US Telecom Industry nears $5 Billion in Ad Spending

As the market for broadband connectivity, wireline and wireless services becomes saturated, US telecom carriers, cable TV operators and internet service providers are using online and mobile channels to promote new technology, faster networks, superior video quality and more profitable “bundled” services and data pricing plans, according to a new eMarketer report, “The US Telecom Industry 2013: Digital Ad Spending Forecast and Key Trends.”

These companies—many of which are among the country’s largest and most innovative advertisers—are also experimenting with new ad formats and content sponsorships aimed at strengthening brand loyalty while retaining and upselling existing customers.

eMarketer expects such efforts will help push US telecom industry digital ad spending to $4.82 billion in 2013, and up to $6.69 billion by 2017.

This year, eMarketer has taken a deeper dive into US paid digital spending to determine how much marketers in vertical industries are investing in ads primarily aimed at obtaining sales or leads compared with those focused on driving favorable opinion about a brand. Because telecom operators sell and deliver their own products and services, they have been aggressive with both direct response and branding campaigns. As a result, spending objectives are more evenly split for this industry than in others.

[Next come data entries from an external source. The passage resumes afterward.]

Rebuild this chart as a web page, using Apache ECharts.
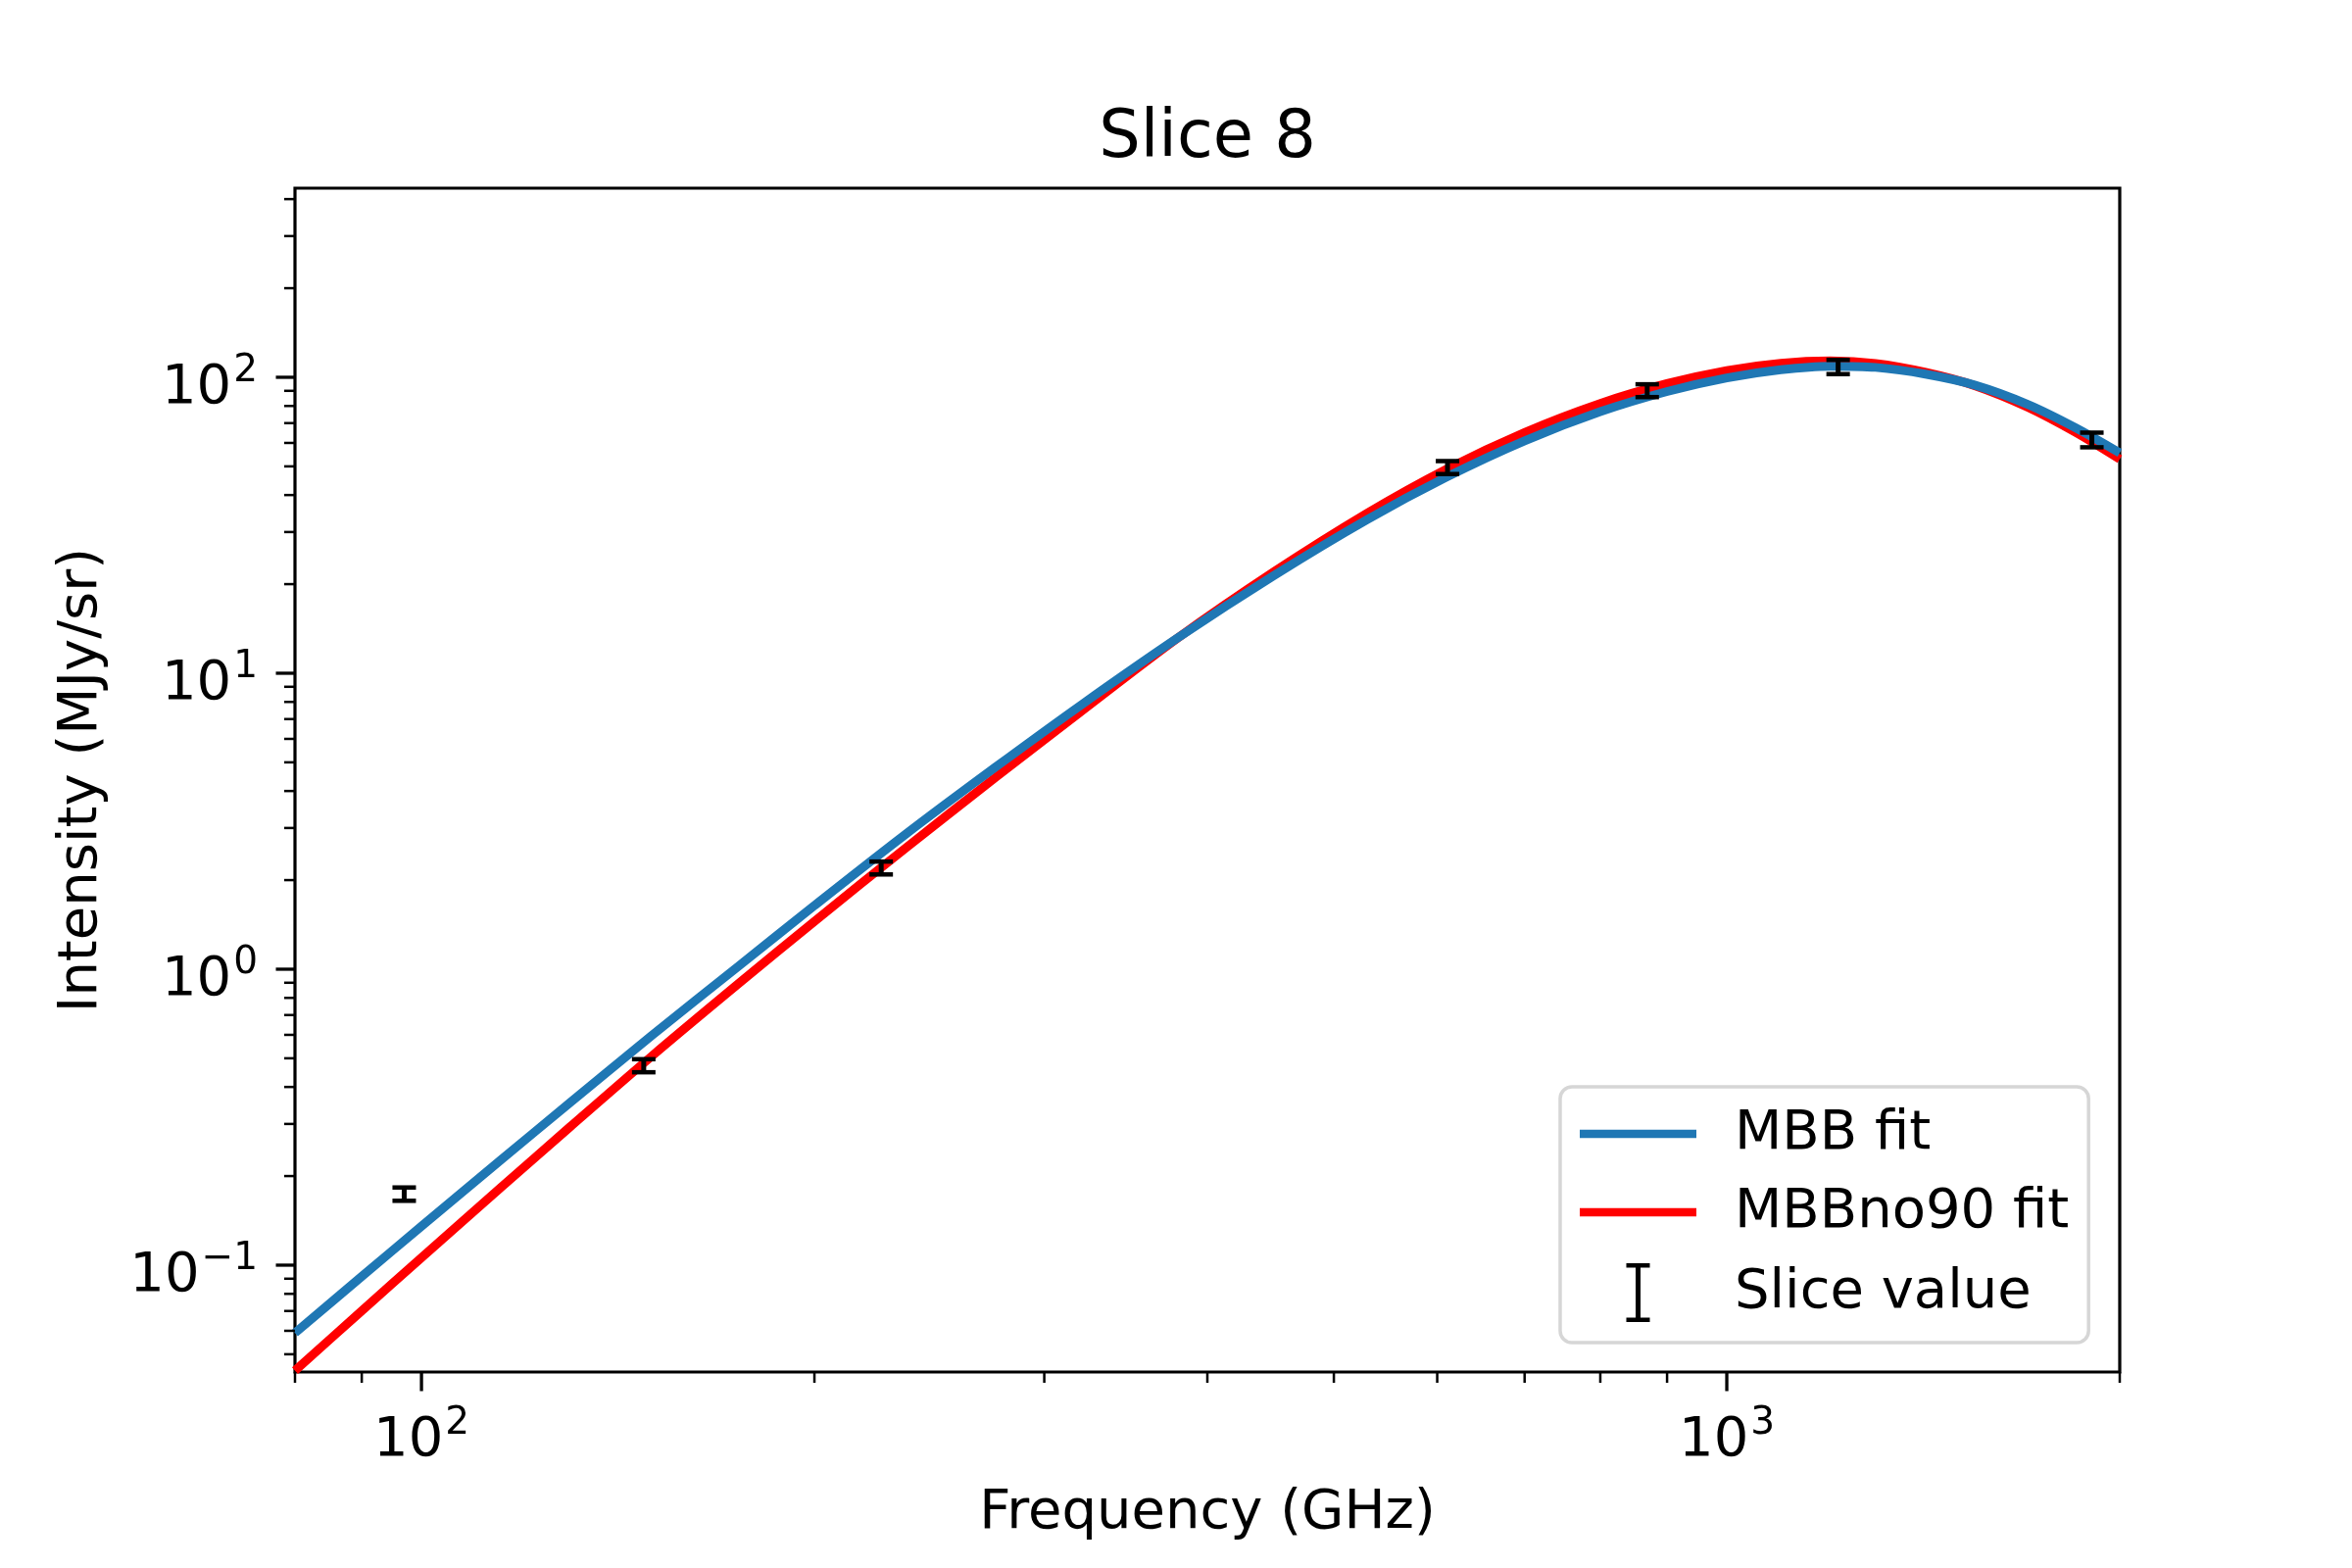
<!DOCTYPE html>
<html>
<head>
<meta charset="utf-8">
<script src="https://cdn.jsdelivr.net/npm/echarts@6/dist/echarts.min.js"></script>
<style>
html, body { margin: 0; padding: 0; background: #fff; }
#chart { width: 2400px; height: 1600px; }
</style>
</head>
<body>
<div id="chart"></div>
<script>
// ---- data ----
const freqCurve = [80, 90, 100, 115, 130, 150, 175, 200, 235, 275, 320, 380, 450, 530, 610, 700, 800, 900, 1000, 1100, 1200, 1300, 1420, 1550, 1700, 1850, 2000];
const mbbFit = [0.059, 0.0916, 0.1354, 0.2265, 0.3544, 0.595, 1.025, 1.64, 2.86, 4.80, 7.80, 13.2, 21.4, 33.0, 46.0, 61.0, 76.5, 89.5, 99.5, 106, 109, 108, 102.5, 94, 81, 67.5, 55.5];
const mbbNo90Fit = [0.0440, 0.0701, 0.106, 0.1828, 0.2935, 0.507, 0.895, 1.45, 2.57, 4.43, 7.42, 13.2, 22.05, 34.7, 48.95, 65.1, 81.6, 95.2, 105.4, 111.5, 113.6, 111.3, 103.9, 93.6, 79.3, 65.2, 52.9];

const freqData = [97, 148, 225, 611, 869, 1217, 1904];
const sliceVal = [0.174, 0.4725, 2.2, 49.6, 90.2, 108.5, 61.5];
const sliceErr = [0.009, 0.024, 0.11, 2.5, 4.5, 6.0, 3.5];

const xRange = [80, 2000];
const yRange = [0.04355, 435.5];

const xMajorTicks = [100, 1000];
const xMinorTicks = [80, 90, 200, 300, 400, 500, 600, 700, 800, 900, 2000];
const yMajorTicks = [0.1, 1, 10, 100];
const yMinorTicks = [0.05, 0.06, 0.07, 0.08, 0.09, 0.2, 0.3, 0.4, 0.5, 0.6, 0.7, 0.8, 0.9,
  2, 3, 4, 5, 6, 7, 8, 9, 20, 30, 40, 50, 60, 70, 80, 90, 200, 300, 400];

const titleText = 'Slice 8';
const xName = 'Frequency (GHz)';
const yName = 'Intensity (MJy/sr)';
const names = ['MBB fit', 'MBBno90 fit', 'Slice value'];

// ---- build ----
const F = '"DejaVu Sans", sans-serif';
const FS = 56;
const chart = echarts.init(document.getElementById('chart'), null, { renderer: 'canvas' });

function powLabel(v) {
  const e = Math.log10(v);
  const n = Math.round(e);
  if (Math.abs(e - n) > 1e-6) return '';
  return '{b|10}{s|' + (n < 0 ? '\u2212' + (-n) : String(n)) + '}';
}
const richPow = {
  b: { fontFamily: F, fontSize: FS, lineHeight: 65, verticalAlign: 'bottom', color: '#000' },
  s: { fontFamily: F, fontSize: 39, lineHeight: 35, verticalAlign: 'top', padding: [0, 0, 0, 2], color: '#000' }
};

const tickData = [];
xMajorTicks.forEach(v => tickData.push([v, yRange[0], 0]));
xMinorTicks.forEach(v => tickData.push([v, yRange[0], 1]));
yMajorTicks.forEach(v => tickData.push([xRange[0], v, 2]));
yMinorTicks.forEach(v => tickData.push([xRange[0], v, 3]));

const lineIcon = 'path://M0,0H119V8.5H0Z';
const errIcon = 'path://M0,0H24V4.5H14.5V55.5H24V60H0V55.5H9.5V4.5H0Z';

const option = {
  animation: false,
  backgroundColor: '#fff',
  grid: {
    left: 301, top: 192, width: 1862, height: 1208,
    show: true, borderColor: '#000', borderWidth: 3.2, backgroundColor: 'transparent'
  },
  graphic: [{
    type: 'text', x: 1232, y: 143,
    style: { text: titleText, font: '67px "DejaVu Sans", sans-serif', fill: '#000',
      textAlign: 'center', textVerticalAlign: 'middle', align: 'center', verticalAlign: 'middle' }
  }],
  xAxis: {
    type: 'log', logBase: 10, min: xRange[0], max: xRange[1],
    axisLine: { show: false }, axisTick: { show: false }, splitLine: { show: false },
    minorTick: { show: false }, minorSplitLine: { show: false },
    axisLabel: { formatter: powLabel, margin: 33, rich: richPow },
    name: xName, nameLocation: 'middle', nameGap: 116,
    nameTextStyle: { fontFamily: F, fontSize: FS, color: '#000' }
  },
  yAxis: {
    type: 'log', logBase: 10, min: yRange[0], max: yRange[1],
    axisLine: { show: false }, axisTick: { show: false }, splitLine: { show: false },
    minorTick: { show: false }, minorSplitLine: { show: false },
    axisLabel: { formatter: powLabel, margin: 38, rich: richPow, padding: [14, 0, 0, 0] },
    name: yName, nameLocation: 'middle', nameGap: 190,
    nameTextStyle: { fontFamily: F, fontSize: FS, color: '#000' }
  },
  legend: {
    orient: 'vertical', left: 1592, top: 1109,
    itemWidth: 119, itemHeight: 60, itemGap: 24,
    padding: [20, 20, 21, 20],
    backgroundColor: 'rgba(255,255,255,0.8)', borderColor: '#d6d6d6', borderWidth: 3.5, borderRadius: 12,
    data: [
      { name: names[0], icon: lineIcon },
      { name: names[1], icon: lineIcon },
      { name: names[2], icon: errIcon }
    ],
    formatter: n => '{t|' + n + '}',
    textStyle: { fontFamily: F, fontSize: FS, color: '#000',
      rich: { t: { fontFamily: F, fontSize: FS, color: '#000', padding: [0, 0, 0, 34] } } },
    selectedMode: false
  },
  series: [
    {
      type: 'line', name: names[1],
      data: freqCurve.map((f, i) => [f, mbbNo90Fit[i]]),
      showSymbol: false, symbol: 'none', smooth: 0.3,
      lineStyle: { color: '#ff0000', width: 9 }, itemStyle: { color: '#ff0000' }, z: 2
    },
    {
      type: 'line', name: names[0],
      data: freqCurve.map((f, i) => [f, mbbFit[i]]),
      showSymbol: false, symbol: 'none', smooth: 0.3,
      lineStyle: { color: '#1f77b4', width: 9 }, itemStyle: { color: '#1f77b4' }, z: 3
    },
    {
      type: 'custom', name: names[2],
      data: freqData.map((f, i) => [f, sliceVal[i], sliceErr[i]]),
      encode: { x: 0, y: 1 },
      itemStyle: { color: '#000' },
      z: 4,
      renderItem: function (params, api) {
        const x = api.value(0), y = api.value(1), e = api.value(2);
        const t = api.coord([x, y + e]);
        const b = api.coord([x, y - e]);
        const hw = 12;
        const sv = { stroke: '#000', lineWidth: 5 };
        const sc = { stroke: '#000', lineWidth: 4.5 };
        return {
          type: 'group',
          children: [
            { type: 'line', shape: { x1: t[0], y1: t[1], x2: b[0], y2: b[1] }, style: sv },
            { type: 'line', shape: { x1: t[0] - hw, y1: t[1], x2: t[0] + hw, y2: t[1] }, style: sc },
            { type: 'line', shape: { x1: b[0] - hw, y1: b[1], x2: b[0] + hw, y2: b[1] }, style: sc }
          ]
        };
      }
    },
    {
      type: 'custom', name: 'ticks', silent: true, clip: false,
      data: tickData, encode: { x: 0, y: 1 }, z: 5,
      renderItem: function (params, api) {
        const k = api.value(2);
        const p = api.coord([api.value(0), api.value(1)]);
        const major = (k === 0 || k === 2);
        const len = major ? 19.5 : 11;
        const lw = major ? 3.3 : 2.5;
        const shape = (k < 2)
          ? { x1: p[0], y1: p[1], x2: p[0], y2: p[1] + len }
          : { x1: p[0] - len, y1: p[1], x2: p[0], y2: p[1] };
        return { type: 'line', shape: shape, style: { stroke: '#000', lineWidth: lw } };
      }
    }
  ]
};
chart.setOption(option);
</script>
</body>
</html>
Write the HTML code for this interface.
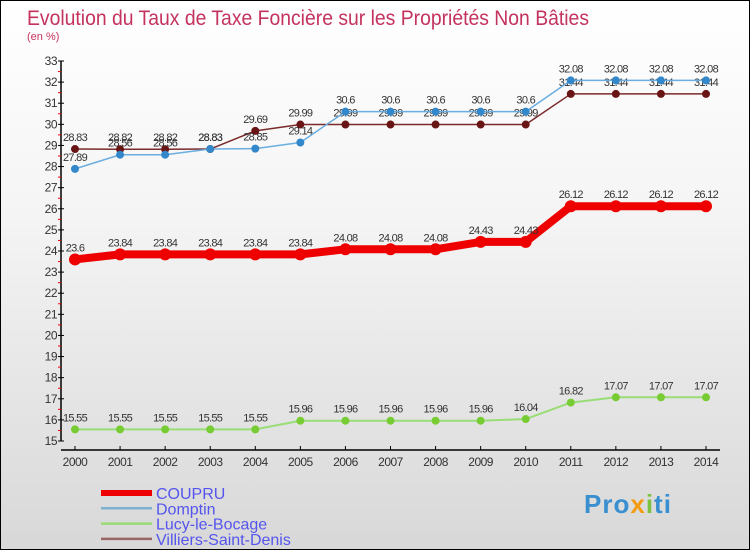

eMarketer estimates the US telecom industry will spend 55%, or $2.65 billion, on direct-response advertising in 2013. These formats include online and mobile paid search, classifieds, online directories and paid ads embedded in email messages.

The industry will spend nearly as much, 45%, or about $2.17 billion, on branding-related buys. These include online and mobile banner ads, rich media, online video, paid social placements, in-game ads, content sponsorships and native advertising. As industry marketers place more focus on customer retention and loyalty, investments in these formats are expected to grow more quickly than search during the forecast period.